NEW YORK (Reuters) – Investors are racing to work out how much monetary policy tightening the economy can handle as the U.S. Federal Reserve embarks on its rate-hike cycle, with some expecting an even steeper path ahead as others fret over possible missteps.
The Fed’s first rate hike since 2018 on Wednesday was baked into markets, but the central bank surprised by projecting the equivalent of a quarter-percentage-point rate increase at each of its six remaining policy meetings this year.
Hiking rates should tame sky-high inflation that is biting at people’s ability to purchase everyday items, but it runs the risk of crimping growth and tipping the economy into recession. Still, Fed Chair Jerome Powell expressed confidence the economy could flourish despite less accommodative policy.
“The Fed (is) trying to right the ship,” said Andy Kapyrin, chief investment officer of RegentAtlantic. “My expectation is that they will get more hawkish as the year goes on, especially if inflation stays high.”
Kapyrin is increasing overweights in value stocks – shares of comparatively cheap, economically sensitive companies that tend to thrive in an environment of strong growth and higher rates – as well as floating rate bonds he expects to benefit from rising borrowing costs.

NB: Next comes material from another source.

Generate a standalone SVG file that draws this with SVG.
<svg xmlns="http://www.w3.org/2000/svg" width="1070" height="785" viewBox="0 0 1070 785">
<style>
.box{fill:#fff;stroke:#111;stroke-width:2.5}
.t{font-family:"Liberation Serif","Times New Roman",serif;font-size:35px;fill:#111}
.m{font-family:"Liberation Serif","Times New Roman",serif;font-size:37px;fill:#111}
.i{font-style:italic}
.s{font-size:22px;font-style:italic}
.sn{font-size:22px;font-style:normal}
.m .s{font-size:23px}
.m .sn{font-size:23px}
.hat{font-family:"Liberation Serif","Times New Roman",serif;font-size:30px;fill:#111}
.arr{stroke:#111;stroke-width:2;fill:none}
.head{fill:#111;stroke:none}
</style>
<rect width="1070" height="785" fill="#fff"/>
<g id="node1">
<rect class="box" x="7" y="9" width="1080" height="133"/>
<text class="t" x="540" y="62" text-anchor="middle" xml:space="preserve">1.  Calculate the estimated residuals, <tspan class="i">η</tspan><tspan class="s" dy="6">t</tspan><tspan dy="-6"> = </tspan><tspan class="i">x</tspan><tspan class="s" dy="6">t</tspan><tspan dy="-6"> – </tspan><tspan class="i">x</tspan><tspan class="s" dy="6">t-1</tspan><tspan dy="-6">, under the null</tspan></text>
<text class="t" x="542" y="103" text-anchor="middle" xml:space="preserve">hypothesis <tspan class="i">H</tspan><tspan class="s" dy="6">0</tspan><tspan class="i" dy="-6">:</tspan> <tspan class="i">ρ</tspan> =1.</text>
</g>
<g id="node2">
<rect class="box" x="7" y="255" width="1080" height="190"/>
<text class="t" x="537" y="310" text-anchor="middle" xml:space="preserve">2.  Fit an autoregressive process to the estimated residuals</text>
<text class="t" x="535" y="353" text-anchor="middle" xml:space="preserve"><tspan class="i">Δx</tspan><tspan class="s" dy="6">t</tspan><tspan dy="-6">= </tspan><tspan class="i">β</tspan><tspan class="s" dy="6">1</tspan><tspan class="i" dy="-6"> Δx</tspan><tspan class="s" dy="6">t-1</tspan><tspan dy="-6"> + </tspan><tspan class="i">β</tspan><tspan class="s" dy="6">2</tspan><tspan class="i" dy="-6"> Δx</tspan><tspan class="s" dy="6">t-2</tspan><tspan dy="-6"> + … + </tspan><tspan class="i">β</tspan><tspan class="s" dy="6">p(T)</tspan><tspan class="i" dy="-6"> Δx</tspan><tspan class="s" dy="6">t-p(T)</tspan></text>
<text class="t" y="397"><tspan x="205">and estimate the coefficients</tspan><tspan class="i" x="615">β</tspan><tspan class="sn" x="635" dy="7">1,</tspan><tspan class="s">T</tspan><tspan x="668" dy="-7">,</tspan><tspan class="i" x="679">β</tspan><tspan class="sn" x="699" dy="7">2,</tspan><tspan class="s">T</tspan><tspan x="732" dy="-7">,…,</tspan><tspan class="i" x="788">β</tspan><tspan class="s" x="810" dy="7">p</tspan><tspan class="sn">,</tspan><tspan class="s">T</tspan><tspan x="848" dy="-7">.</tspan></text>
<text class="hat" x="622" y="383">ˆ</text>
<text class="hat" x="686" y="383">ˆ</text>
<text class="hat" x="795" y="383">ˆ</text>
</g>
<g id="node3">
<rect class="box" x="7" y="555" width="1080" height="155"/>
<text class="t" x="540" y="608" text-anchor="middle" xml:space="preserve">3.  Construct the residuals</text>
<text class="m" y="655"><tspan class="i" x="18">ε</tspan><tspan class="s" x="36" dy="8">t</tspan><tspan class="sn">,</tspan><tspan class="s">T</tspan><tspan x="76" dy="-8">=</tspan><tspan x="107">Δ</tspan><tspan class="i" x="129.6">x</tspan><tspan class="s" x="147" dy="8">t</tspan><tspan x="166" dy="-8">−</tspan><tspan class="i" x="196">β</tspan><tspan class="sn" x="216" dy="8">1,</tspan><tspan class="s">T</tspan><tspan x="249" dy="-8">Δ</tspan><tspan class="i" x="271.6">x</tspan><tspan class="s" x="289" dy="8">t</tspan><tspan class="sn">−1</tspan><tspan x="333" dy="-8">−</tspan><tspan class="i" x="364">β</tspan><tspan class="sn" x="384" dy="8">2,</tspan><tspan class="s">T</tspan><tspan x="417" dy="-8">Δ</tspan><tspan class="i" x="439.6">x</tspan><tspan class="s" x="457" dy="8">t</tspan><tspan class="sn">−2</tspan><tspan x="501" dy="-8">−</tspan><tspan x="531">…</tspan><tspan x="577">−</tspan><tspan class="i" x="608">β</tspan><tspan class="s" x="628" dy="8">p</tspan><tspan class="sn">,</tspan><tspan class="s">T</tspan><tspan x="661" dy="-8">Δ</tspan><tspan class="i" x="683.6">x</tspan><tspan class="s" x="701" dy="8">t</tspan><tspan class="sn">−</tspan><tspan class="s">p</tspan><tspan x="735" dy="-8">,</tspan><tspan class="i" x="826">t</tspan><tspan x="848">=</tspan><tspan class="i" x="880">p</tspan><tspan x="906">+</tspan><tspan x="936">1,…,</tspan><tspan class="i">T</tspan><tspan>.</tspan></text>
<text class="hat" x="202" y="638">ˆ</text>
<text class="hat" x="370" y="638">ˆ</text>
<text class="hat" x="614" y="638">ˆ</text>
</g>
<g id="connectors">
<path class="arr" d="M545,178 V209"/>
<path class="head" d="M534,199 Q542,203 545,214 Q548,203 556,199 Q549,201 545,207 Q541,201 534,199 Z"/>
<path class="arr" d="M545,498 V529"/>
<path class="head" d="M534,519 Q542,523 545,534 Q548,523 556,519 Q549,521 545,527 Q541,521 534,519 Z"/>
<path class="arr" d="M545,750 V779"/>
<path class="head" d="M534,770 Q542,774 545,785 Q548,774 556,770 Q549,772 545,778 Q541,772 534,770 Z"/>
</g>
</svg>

The speed at which the Fed is moving drew some comparisons to former Fed chairman Paul Volcker, who sharply raised rates in 1979 in a fight to tame double digit inflation, with analysts at research firm Bespoke saying Powell was having a “mini Volcker moment.”
Still, the clarity on the Fed’s projected rate hike path and the central bank’s insistence that the economy is strong enough to handle a cocktail of policy tightening, higher inflation and volatile commodity prices in the wake of Russia’s invasion of Ukraine, reassured some.
“The big overhang for the market was the uncertainty as to what the Fed was going to do, and now we have a rate path,” said Jay Hatfield, portfolio manager at Infrastructure Capital Advisors.
The benchmark S&P 500 closed up more than 2%, a move that some investors took as relief that the Fed has kicked off its inflation fight.
The pace of rate hikes and balance sheet tightening could, however, weigh on the economy. Powell said details on reducing the Fed’s nearly $9 trillion balance sheet could be finalized in May.
“It is good that the Fed left sort of unclear when they will start reducing their balance sheet,” said Troy Gayeski, Chief Market Strategist at FS Investments. “We have real concerns over whether the markets can continue to function if the Fed starts to drain their balance sheet more aggressively.”
EYES ON RISK
Some concerns over future growth were apparent in the Treasury market, with yields on some shorter-dated Treasuries rising above longer-dated ones, a sign that investors see economic risks ahead.
The yield curve between two-year and 10-year notes flattened, the yield gap between five-year notes and 30-year bonds shrank to the smallest since October 2018 and yields on five-year notes rose above those on 10-year notes, showing an inversion for the first time since March 2020.
An inverted yield curve has been a reliable predictor of past economic downturns in key parts of the curve, although the closely-watched parts of the curve most associated with recession have not yet flipped.
“The longer that curve stays flat or begins to flatten, or if it does start to invert throughout the curve, that would be a concern of ours,” said Joe Bell, chief investment officer at Meeder Investment Management.
Fed policymakers began to discount the new risks facing the global economy, marking down their gross domestic product growth estimate for 2022 to 2.8%, from the 4% projected in December.
“They don’t have a great record in engineering ‘soft landings’,” said Matthew Nest, global head of active fixed income at State Street Global Advisors, who expects the economy to shrink in the first half of 2023.
There could however be relief if commodity prices ease, said Tony Rodriguez, head of fixed income strategy at asset manager Nuveen, who is moving into low quality mortgage bonds and high yield corporate bonds. That could take pressure off the Fed to tighten rates as much as it has projected, he said.
“If we have learned anything over the past two years it’s that the Fed’s economic projections are more often than not a little bit off base,” he said.